Problem to solve:
All of the lines below are to be transcribed faithfully, with pictures excluded from the copy.

Data shown:
_____

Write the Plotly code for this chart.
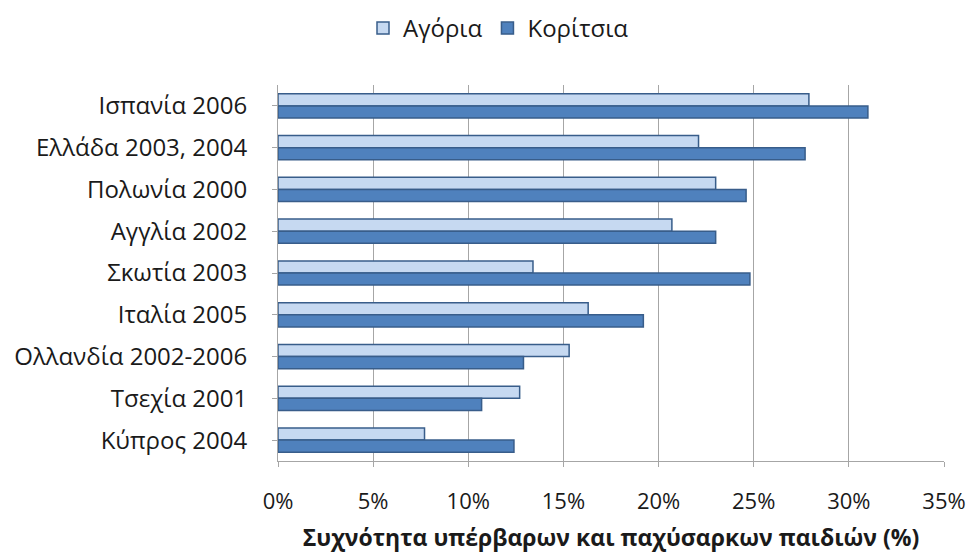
import plotly.graph_objects as go

categories = ["Ισπανία 2006", "Ελλάδα 2003, 2004", "Πολωνία 2000", "Αγγλία 2002",
              "Σκωτία 2003", "Ιταλία 2005", "Ολλανδία 2002-2006", "Τσεχία 2001", "Κύπρος 2004"]
boys = [0.279, 0.221, 0.230, 0.207, 0.134, 0.163, 0.153, 0.127, 0.077]
girls = [0.310, 0.277, 0.246, 0.230, 0.248, 0.192, 0.129, 0.107, 0.124]
x_ticks = [0, 0.05, 0.10, 0.15, 0.20, 0.25, 0.30, 0.35]
x_tick_labels = ["0%", "5%", "10%", "15%", "20%", "25%", "30%", "35%"]

font_family = "Open Sans, Noto Sans, sans-serif"

fig = go.Figure()
fig.add_trace(go.Bar(name="Αγόρια", y=categories, x=boys, orientation="h",
                     marker=dict(color="#C6D9F1", line=dict(color="#385D8A", width=1.5))))
fig.add_trace(go.Bar(name="Κορίτσια", y=categories, x=girls, orientation="h",
                     marker=dict(color="#4F81BD", line=dict(color="#385D8A", width=1.5))))

fig.update_layout(
    width=971, height=553,
    margin=dict(l=278, r=27, t=85, b=92),
    barmode="group", bargap=0.42, bargroupgap=0,
    plot_bgcolor="white", paper_bgcolor="white",
    font=dict(family=font_family, size=22, color="#1a1a1a"),
    legend=dict(orientation="h", x=363 / 971, xanchor="left", xref="container",
                y=1 - 6 / 553, yanchor="top", yref="container",
                font=dict(size=24), itemwidth=30, traceorder="normal"),
    xaxis=dict(range=[0, 0.35], tickvals=x_ticks, ticktext=x_tick_labels,
               showgrid=True, gridcolor="#A6A6A6", gridwidth=1,
               showline=True, linecolor="#A6A6A6", linewidth=1,
               ticks="outside", ticklen=5, tickcolor="#A6A6A6",
               tickfont=dict(size=22), zeroline=False, automargin=False,
               ticklabelstandoff=16,
               title=dict(text="<b>Συχνότητα υπέρβαρων και παχύσαρκων παιδιών (%)</b>",
                          font=dict(size=23), standoff=26)),
    yaxis=dict(autorange="reversed", showline=True, linecolor="#A6A6A6", linewidth=1,
               ticks="outside", ticklen=5, tickcolor="#A6A6A6",
               tickfont=dict(size=24), automargin=False, ticklabelstandoff=20),
)

fig.write_html("out.html", config={"displayModeBar": False},
               post_script="document.body.style.margin='0px';")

_____

Response to this exercise:
Write the Plotly code for this chart.
import plotly.graph_objects as go

categories = ["Ισπανία 2006", "Ελλάδα 2003, 2004", "Πολωνία 2000", "Αγγλία 2002",
              "Σκωτία 2003", "Ιταλία 2005", "Ολλανδία 2002-2006", "Τσεχία 2001", "Κύπρος 2004"]
boys = [0.279, 0.221, 0.230, 0.207, 0.134, 0.163, 0.153, 0.127, 0.077]
girls = [0.310, 0.277, 0.246, 0.230, 0.248, 0.192, 0.129, 0.107, 0.124]
x_ticks = [0, 0.05, 0.10, 0.15, 0.20, 0.25, 0.30, 0.35]
x_tick_labels = ["0%", "5%", "10%", "15%", "20%", "25%", "30%", "35%"]

font_family = "Open Sans, Noto Sans, sans-serif"

fig = go.Figure()
fig.add_trace(go.Bar(name="Αγόρια", y=categories, x=boys, orientation="h",
                     marker=dict(color="#C6D9F1", line=dict(color="#385D8A", width=1.5))))
fig.add_trace(go.Bar(name="Κορίτσια", y=categories, x=girls, orientation="h",
                     marker=dict(color="#4F81BD", line=dict(color="#385D8A", width=1.5))))

fig.update_layout(
    width=971, height=553,
    margin=dict(l=278, r=27, t=85, b=92),
    barmode="group", bargap=0.42, bargroupgap=0,
    plot_bgcolor="white", paper_bgcolor="white",
    font=dict(family=font_family, size=22, color="#1a1a1a"),
    legend=dict(orientation="h", x=363 / 971, xanchor="left", xref="container",
                y=1 - 6 / 553, yanchor="top", yref="container",
                font=dict(size=24), itemwidth=30, traceorder="normal"),
    xaxis=dict(range=[0, 0.35], tickvals=x_ticks, ticktext=x_tick_labels,
               showgrid=True, gridcolor="#A6A6A6", gridwidth=1,
               showline=True, linecolor="#A6A6A6", linewidth=1,
               ticks="outside", ticklen=5, tickcolor="#A6A6A6",
               tickfont=dict(size=22), zeroline=False, automargin=False,
               ticklabelstandoff=16,
               title=dict(text="<b>Συχνότητα υπέρβαρων και παχύσαρκων παιδιών (%)</b>",
                          font=dict(size=23), standoff=26)),
    yaxis=dict(autorange="reversed", showline=True, linecolor="#A6A6A6", linewidth=1,
               ticks="outside", ticklen=5, tickcolor="#A6A6A6",
               tickfont=dict(size=24), automargin=False, ticklabelstandoff=20),
)

fig.write_html("out.html", config={"displayModeBar": False},
               post_script="document.body.style.margin='0px';")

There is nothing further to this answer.